The site could be susceptible to a problem well known to anyone with an e-mail account, says the author of Reality Weird: spam. "While it sounds good, it also opens the door to the would be spammer. As with other revenue sharing type programs, marketers and publishers both seem to find creative ways to exploit the system."
Gilbert Hammer, at IPTV Evangelist (a technology blog) wrote that "of course, unless you have created a Mentos ad or similar fare serious content creators are going to be hard pressed to generate sustained revenue from my perspective." In his view, more and more posts at more frequent rates will equal higher payouts, but he says the highest quality comes from those who take their time to craft a unique product.
While users will only get paid for revenue generated from content that they own the copyright to, at least one blogger saw a slippery slope there, questioning what will happen to money already paid if a copy right violation isn't spotted immediately.
The company says it works hard to take down material that infringes someone else's copyright, it also indicates that it does so only when notified of a potential violation.
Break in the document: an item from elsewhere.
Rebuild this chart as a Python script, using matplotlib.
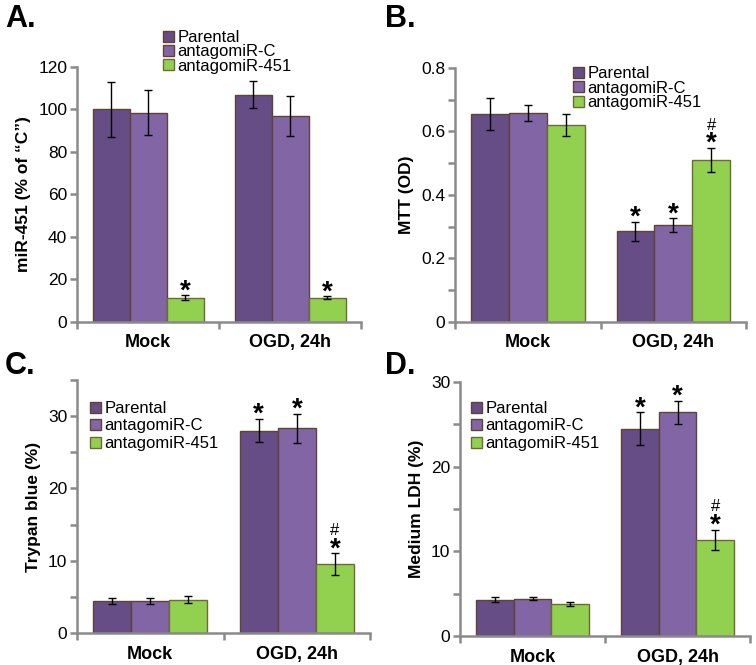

In other words, it doesn't police the site (though the company says it's working on better technology that'll make spotting violators easier).
That could translate to a crop of possible lawsuits with easy-to-figure price tags attached by copyright holders who want their share of the revenue paid out by YouTube.
The BBC reported that YouTube's revenue-sharing program will role out in small doses over the next several months. As to whether it will create a host of YouTube tycoons or just a lot of problems, in the words of the IPTV Evangelist, "time will tell."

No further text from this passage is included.